You can see in Robert Oppenheimer’s eyes the terror of his own creation. The old newsreels reveal a stark figure with the weight of Armageddon on his shoulders. He was one of the first to understand that the nuclear bomb meant a prodigious achievement for man coupled with an imminent threat to all civilization.

The New Start nuclear arms reduction treaty between the U.S. and Russia is an effort to reduce that threat. Now it’s caught up in the political cold war of congressional partisan bickering, with many Republicans against it because Obama is for it. The truth is, the treaty is probably too little too late given the proliferation of nuclear arsenals around the world, but it represents a step in the right direction.

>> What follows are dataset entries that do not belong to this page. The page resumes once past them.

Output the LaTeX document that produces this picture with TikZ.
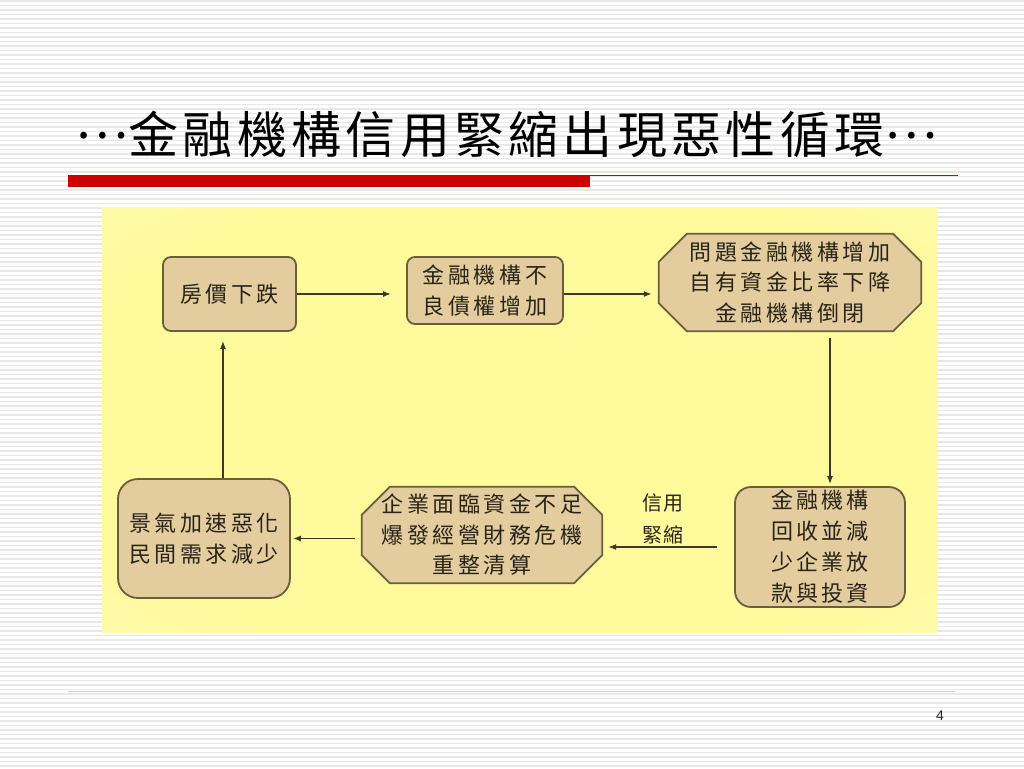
\documentclass[tikz,border=0pt]{standalone}
\usepackage{fontspec}
\setsansfont{Liberation Sans}
\newfontfamily\cjk[LetterSpace=16]{Noto Sans CJK TC}
\newfontfamily\cjkfour[LetterSpace=13.6]{Noto Sans CJK TC}
\newfontfamily\cjklbl[LetterSpace=7.5]{Noto Sans CJK TC}
\newfontfamily\cjktitle[LetterSpace=8.6]{Noto Sans CJK TC}
\newcommand\midellipsis{\raisebox{15pt}{…}}
\usetikzlibrary{arrows.meta}
\definecolor{stripe}{HTML}{E8E8E8}
\definecolor{redbar}{HTML}{CC0000}
\definecolor{panelY}{HTML}{FFFA9C}
\definecolor{panelP}{HTML}{FDFBE8}
\definecolor{wood}{HTML}{E3CC9E}
\definecolor{edge}{HTML}{6B5E3A}
\definecolor{arrc}{HTML}{3A3A2A}
\definecolor{txt}{HTML}{2A2418}
\definecolor{foot}{HTML}{D8C8C8}
\pgfdeclareradialshading{panelshade}{\pgfpoint{0bp}{0bp}}{color(0bp)=(panelY); color(28bp)=(panelY); color(72bp)=(panelP)}
\pgfdeclarelayer{bg}
\pgfdeclarelayer{shapes}
\pgfsetlayers{bg,shapes,main}
\tikzset{
  boxtext/.style={inner sep=0pt, align=center, text=txt, font=\cjk\fontsize{22}{30.5}\selectfont},
  rbox/.style={boxtext, draw=edge, fill=wood, line width=1.8pt},
  obox/.style={boxtext},
  octo/.style={draw=edge, fill=wood, line width=1.8pt},
  arr/.style={draw=arrc, line width=1.3pt, -{Latex[length=8pt,width=6pt]}},
}
\begin{document}
\begin{tikzpicture}[x=1pt,y=-1pt]
\begin{pgfonlayer}{bg}
\useasboundingbox (0,0) rectangle (1024,768);
\fill[white] (0,0) rectangle (1024,768);
\foreach \yy in {1,5.5,...,768} \draw[stripe, line width=1.3pt] (0,\yy) -- (1024,\yy);
% title bar
\fill[redbar] (68,175) rectangle (590,187);
\draw[redbar, line width=1pt] (590,175.5) -- (958,175.5);
% footer
\draw[foot, line width=1pt] (68,691) -- (955,691);
% panel
\shade[shading=panelshade] (102,207) rectangle (937,632);
\end{pgfonlayer}

% title
\node[font=\cjktitle\fontsize{50}{50}\selectfont, text=black, inner sep=0pt, anchor=base] (title) at (506.5,153) {\midellipsis 金融機構信用緊縮出現惡性循環\midellipsis};
\node[font=\sffamily\fontsize{14}{14}\selectfont, text=black!85, inner sep=0pt] (pg) at (940,716) {4};

% boxes
\node[rbox, rounded corners=8pt, minimum width=133pt, minimum height=74pt] (n1) at (229.5,294) {房價下跌};
\node[rbox, rounded corners=8pt, minimum width=156pt, minimum height=67pt] (n2) at (485,290.5) {金融機構不\\良債權增加};
\node[obox, minimum width=262pt, minimum height=97pt] (n3) at (790,282.5) {問題金融機構增加\\自有資金比率下降\\金融機構倒閉};
\node[rbox, rounded corners=16pt, minimum width=170pt, minimum height=120pt, font=\cjkfour\fontsize{22}{31}\selectfont] (n4) at (820,547) {金融機構\\回收並減\\少企業放\\款與投資};
\node[obox, minimum width=240pt, minimum height=96pt] (n5) at (482,535) {企業面臨資金不足\\爆發經營財務危機\\重整清算};
\node[rbox, rounded corners=20pt, minimum width=172pt, minimum height=119pt] (n6) at (204,538.5) {景氣加速惡化\\民間需求減少};
\node[inner sep=0pt, align=center, text=txt, font=\cjklbl\fontsize{20}{32}\selectfont] (lbl) at (663,519) {信用\\緊縮};

\begin{pgfonlayer}{shapes}
\foreach \n in {n3,n5} {
  \draw[octo] ([xshift=28pt]\n.north west) -- ([xshift=-28pt]\n.north east) -- ([yshift=-28pt]\n.north east) -- ([yshift=28pt]\n.south east) -- ([xshift=-28pt]\n.south east) -- ([xshift=28pt]\n.south west) -- ([yshift=28pt]\n.south west) -- ([yshift=-28pt]\n.north west) -- cycle;
}
\end{pgfonlayer}

% connectors
\draw[arr, shorten >=15pt] (n1.east) -- (n2.west |- n1.east);
\draw[arr, shorten >=7pt] (n2.east |- n1.east) -- (n3.west |- n1.east);
\draw[arr, shorten <=7pt, shorten >=2pt] ([xshift=10pt]n4.north |- n3.south) -- ([xshift=10pt]n4.north);
\draw[arr, shorten <=17pt, shorten >=6pt] (n4.west) -- (n5.east |- n4.west);
\draw[arr, shorten <=7pt, shorten >=2pt] (n5.west |- n6.east) -- (n6.east);
\draw[arr, shorten >=9pt] ([xshift=-6.5pt]n1.south |- n6.north) -- ([xshift=-6.5pt]n1.south);
\end{tikzpicture}
\end{document}
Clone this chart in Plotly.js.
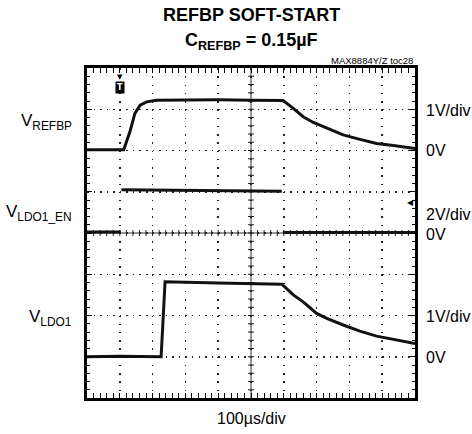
<!DOCTYPE html>
<html><head><meta charset="utf-8">
<script src="https://cdn.plot.ly/plotly-3.0.1.min.js"></script>
<style>
html,body{margin:0;padding:0;background:#fff;}
#chart{width:472px;height:434px;}
</style>
</head><body><div id="chart"></div>
<script>
// time in microseconds (100 us/div), values in volts
const triggerTime = 100;
const refbpTime  = [0, 60, 112, 131, 146, 162, 182, 212, 300, 400, 500, 594, 598, 629, 659, 690, 731, 781, 832, 883, 934, 995, 1000];
const refbpVolts = [0.02, 0.02, 0.02, 0.46, 0.90, 1.10, 1.18, 1.22, 1.23, 1.23, 1.22, 1.22, 1.21, 1.02, 0.82, 0.68, 0.54, 0.38, 0.27, 0.17, 0.12, 0.05, 0.05];
const enTime  = [0, 103, 104, 105, 300, 594, 595, 597, 1000];
const enVolts = [0.05, 0.05, null, 2.10, 2.07, 2.02, null, 0.03, 0.03];
const ldo1Time  = [0, 100, 226, 236, 238, 400, 527, 594, 629, 659, 700, 731, 781, 832, 883, 934, 995, 1000];
const ldo1Volts = [0.0, 0.01, 0.0, 1.80, 1.82, 1.79, 1.78, 1.76, 1.50, 1.33, 1.05, 0.93, 0.77, 0.62, 0.50, 0.42, 0.33, 0.32];

const FONT = '"Liberation Sans", Arial, sans-serif';
const INK = '#111';

const traces = [
  {x: refbpTime, y: refbpVolts, yaxis: 'y', type: 'scatter', mode: 'lines', line: {color: INK, width: 3}, hoverinfo: 'skip'},
  {x: enTime, y: enVolts, yaxis: 'y2', type: 'scatter', mode: 'lines', connectgaps: false, line: {color: INK, width: 3}, hoverinfo: 'skip'},
  {x: ldo1Time, y: ldo1Volts, yaxis: 'y3', type: 'scatter', mode: 'lines', line: {color: INK, width: 3}, hoverinfo: 'skip'}
];

const shapes = [];
// center crosshair
shapes.push({type: 'line', xref: 'paper', yref: 'paper', x0: 0.5, x1: 0.5, y0: 0, y1: 1, line: {color: '#333', width: 1}, layer: 'below'});
shapes.push({type: 'line', xref: 'paper', yref: 'paper', x0: 0, x1: 1, y0: 0.5, y1: 0.5, line: {color: '#333', width: 1}, layer: 'below'});
for (let i = 1; i < 40; i++) {
  shapes.push({type: 'line', xref: 'paper', yref: 'paper', x0: 0.5 - 3/328, x1: 0.5 + 3/328, y0: i/40, y1: i/40, line: {color: '#222', width: 1}, layer: 'below'});
}
for (let i = 1; i < 50; i++) {
  shapes.push({type: 'line', xref: 'paper', yref: 'paper', x0: i/50, x1: i/50, y0: 0.5 - 3/330, y1: 0.5 + 3/330, line: {color: '#222', width: 1}, layer: 'below'});
}

function ann(text, x, y, size, xanchor, opts) {
  return Object.assign({text: text, x: x, y: y, xref: 'paper', yref: 'paper', showarrow: false,
    xanchor: xanchor || 'center', yanchor: 'middle', font: {family: FONT, size: size, color: '#000'}}, opts || {});
}
// paper coords: plot area x 87..415, y 68..398
const px = v => (v - 87) / 328;
const py = v => (398 - v) / 330;

const annotations = [
  ann('<b>REFBP SOFT-START</b>', px(251), py(15), 18),
  ann('<b>C<sub>REFBP</sub> = 0.15µF</b>', px(251), py(42), 18),
  ann('MAX8884Y/Z toc28', 1, py(61), 9.5, 'right'),
  ann('V<sub>REFBP</sub>', px(74), py(122), 17, 'right'),
  ann('V<sub>LDO1_EN</sub>', px(74), py(213), 17, 'right'),
  ann('V<sub>LDO1</sub>', px(74), py(318), 17, 'right'),
  ann('1V/div', px(424), py(110), 16, 'left'),
  ann('0V', px(424), py(150), 16, 'left'),
  ann('2V/div', px(424), py(214), 16, 'left'),
  ann('0V', px(424), py(234), 16, 'left'),
  ann('1V/div', px(424), py(316), 16, 'left'),
  ann('0V', px(424), py(357), 16, 'left'),
  ann('100µs/div', px(251), py(418), 16),
  {text: '<b>T</b>', x: triggerTime, xref: 'x', y: py(81), yref: 'paper', showarrow: false, bgcolor: '#000', borderpad: 1,
   font: {family: 'DejaVu Sans', size: 8, color: '#fff'}},
  {text: '▼', x: triggerTime, xref: 'x', y: py(71), yref: 'paper', showarrow: false, font: {family: 'DejaVu Sans', size: 7, color: '#000'}},
  ann('◂', px(410), py(202), 12, 'center', {font: {family: 'DejaVu Sans', size: 12, color: '#000'}})
];

const gridAxis = {
  showgrid: true, gridcolor: '#222', gridwidth: 1.5, zeroline: false,
  showline: true, linewidth: 3, linecolor: '#000', mirror: 'allticks',
  ticks: 'inside', ticklen: 5, tickwidth: 1, tickcolor: '#000', showticklabels: false, fixedrange: true
};

const layout = {
  width: 472, height: 434,
  margin: {l: 87, r: 57, t: 68, b: 36},
  paper_bgcolor: '#fff', plot_bgcolor: '#fff',
  showlegend: false,
  xaxis: Object.assign({}, gridAxis, {range: [0, 1000], tick0: 0, dtick: 100, griddash: '1.5px,6.75px',
    minor: {dtick: 20, tick0: 0, ticks: 'inside', ticklen: 3, tickwidth: 1, tickcolor: '#000', showgrid: false}}),
  yaxis: Object.assign({}, gridAxis, {range: [-6, 2], tick0: 0, dtick: 1, griddash: '1.5px,5.06px',
    minor: {dtick: 0.2, tick0: 0, ticks: 'inside', ticklen: 3, tickwidth: 1, tickcolor: '#000', showgrid: false}}),
  yaxis2: {range: [-8, 8], overlaying: 'y', visible: false, fixedrange: true},
  yaxis3: {range: [-1, 7], overlaying: 'y', visible: false, fixedrange: true},
  shapes: shapes,
  annotations: annotations
};

Plotly.newPlot('chart', traces, layout, {staticPlot: true, displayModeBar: false});
</script>
</body></html>
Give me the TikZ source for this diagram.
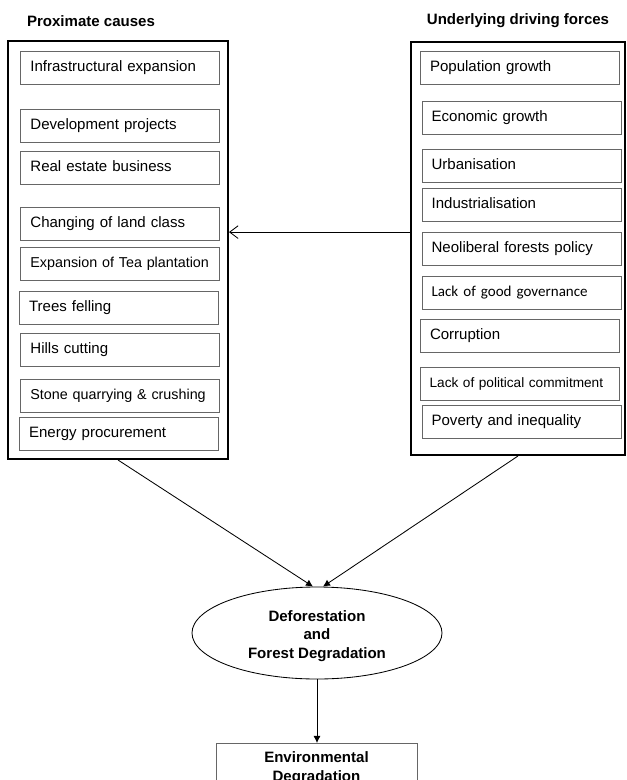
\documentclass[tikz,border=0pt]{standalone}
\usepackage{fontspec}
\setmainfont{Liberation Sans}
\newfontfamily\calibrifont{Carlito}
\usetikzlibrary{shapes.geometric,arrows.meta}
\begin{document}
\begin{tikzpicture}[every node/.style={font=\fontsize{10.7}{13}\selectfont}, >={Latex[length=5pt,width=5pt]}]
\tikzset{
  item/.style={draw=black!60, line width=0.6pt, align=left, text width=4.5cm, inner xsep=0.2375cm, minimum height=0.825cm, text height=0.75em, text depth=0.25em},
  panel/.style={draw, line width=1.4pt},
  title/.style={font=\fontsize{10.7}{13}\selectfont\bfseries},
  link/.style={->, line width=0.6pt}
}
\useasboundingbox (0,0) rectangle (15.675,-19.5);
\clip (0,0) rectangle (15.675,-19.5);

\node[panel, minimum width=5.5cm, minimum height=10.45cm] (proximate) at (2.95,-6.25) {};
\node[panel, minimum width=5.35cm, minimum height=10.325cm] (driving) at (12.95,-6.2125) {};
\node[title] (proximate_title) at (2.275,-0.525) {Proximate causes};
\node[title] (driving_title) at (12.95,-0.52) {Underlying driving forces};

\node[item] (infra) at (3.01,-1.70) {Infrastructural expansion};
\node[item] (dev_proj) at (3.01,-3.14) {Development projects};
\node[item] (real_estate) at (3.01,-4.20) {Real estate business};
\node[item] (land_class) at (3.01,-5.59) {Changing of land class};
\node[item, font=\fontsize{10.2}{12}\selectfont] (tea) at (3.01,-6.61) {Expansion of Tea plantation};
\node[item] (felling) at (2.975,-7.71) {Trees felling};
\node[item] (hills) at (3.01,-8.75) {Hills cutting};
\node[item, font=\fontsize{10.2}{12}\selectfont] (stone) at (3.01,-9.90) {Stone quarrying \& crushing};
\node[item] (energy) at (2.975,-10.85) {Energy procurement};

\node[item] (population) at (13.0,-1.70) {Population growth};
\node[item] (economic) at (13.04,-2.96) {Economic growth};
\node[item] (urban) at (13.04,-4.16) {Urbanisation};
\node[item] (industrial) at (13.04,-5.13) {Industrialisation};
\node[item] (neoliberal) at (13.04,-6.23) {Neoliberal forests policy};
\node[item] (governance) at (13.04,-7.33) {\calibrifont Lack of good governance};
\node[item] (corruption) at (13.0,-8.41) {Corruption};
\node[item, font=\fontsize{9.7}{12}\selectfont] (political) at (12.99,-9.59) {Lack of political commitment};
\node[item] (poverty) at (13.04,-10.56) {Poverty and inequality};

\coordinate (driving_arrow) at ([yshift=0.41cm]driving.west);
\draw[line width=0.6pt, -{Straight Barb[length=6pt,width=9pt]}] (driving_arrow) -- (driving_arrow -| proximate.east);

\node[ellipse, draw, line width=0.6pt, minimum width=6.25cm, minimum height=2.3cm, inner sep=0pt, align=center, title] (defo) at (7.925,-15.825) {\rule{0pt}{12pt}Deforestation\\and\\Forest Degradation};
\draw[link] (proximate.south) -- ([xshift=-0.1cm]defo.north);
\draw[link] (driving.south) -- ([xshift=0.15cm]defo.north);

\node[draw=black!60, line width=0.6pt, anchor=north, minimum width=5.025cm, inner ysep=0.21cm, align=center, title] (env) at (7.9125,-18.575) {Environmental\\Degradation};
\draw[link] (defo.south) -- (defo.south |- env.north);
\end{tikzpicture}
\end{document}
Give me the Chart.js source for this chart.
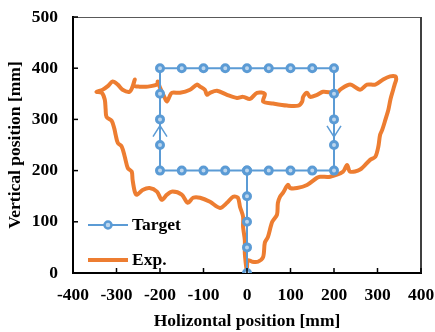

Sixty-five years ago, the Americans and Soviets faced off with hands ready on their six-shooters in a cataclysmic showdown. Proliferation became the word of the day. We got the bomb in 1945, and the contagion spread. Russia got the bomb in ’49, the U.K. in ’52, France in ’60, China in ’64, Israel in ’67, India in ’74, Pakistan in ’90, and North Korea in ’06. Reminder: Osama bin Laden is thought to be in Pakistan, where they have at least a hundred nukes.



These are some of the sobering facts you learn from the film “Countdown to Zero,” an advocacy documentary for the Global Zero agenda of reducing the nuclear threat. This film is important because the world remains a precarious place more than six decades after Hiroshima and Nagasaki caused the world to weep.

As a kid growing up in the Sixties, I was taught the “Duck and Cover” strategy at school in case of a nuclear attack from Russia. Ducking under your desk and covering your head was the avoidance gesture, which made us feel like ostriches. Had the bombs dropped, we would have been fricasseed nonetheless.




Today, we seem to not even worry about nukes. “Countdown to Zero” dispels this myth by revealing how much nuclear bomb grade uranium has gone missing and that graduate students in some university science programs are routinely challenged to build detonating devices, which most of them can do handily.

The film reveals that, at the height of the nuclear arms race between the U.S. and Russia, 100 million people would have been killed in a full-blown exchange. We came perilously close to that outcome during the Cuban Missile Crisis and have skirted it ever since.

Today, there are some 23,000 nukes worldwide, a considerable reduction from the peak of 60,000. The U.S. and Russia still have thousands of nukes armed and ready to fire at each other. Some say this is a safety against having to use them. Others warn that faulty firing systems and false alarms could set off an automated war without provocation or fail safe.

System failures pale when compared to terrorism. “Countdown…” points out that thousands of shipping containers arrive in the U.S. every day, and that it would be easy to smuggle a bomb inside one. Significant quantities of highly enriched uranium (HEU) are readily available on the black market, and the technical know-how to build, arm and transport a bomb are within reach of rogue nations and terrorist cells.

If a terrorist bomb ever does go off, intensified security measures would cripple the world with a lockdown. International commerce would become prohibitive, civil liberties would be curtailed, and suspicion would run rampant. If today’s airport pat-downs seem inconvenient, imagine the wake of a nuclear bomb plot. Personal freedom would be jeopardized and open societies would end.

The New Start treaty needs to be ratified to cut that risk, that is if Republican hawks can resist their love of mass destruction arsenals. For many Republicans, more weapons mean more security. This is the strange logic of Mutually Assured Destruction and the dramatic message of the apocalyptic film, “Doctor Strangelove.”

“Countdown to Zero” urges a reduction of warheads and of getting missiles off the “ready launch” mode. It is equally important to stop refining more HEU and to strictly account for it as if our lives depend upon it, which they do.

After Oppenheimer had witnessed the devastation of the nuclear bomb, he summoned the message of Vishnu: “Now I have become death – the destroyer of worlds.” In order to lay Vishnu to rest, we need a rational global policy on nukes and support for the Global Zero movement.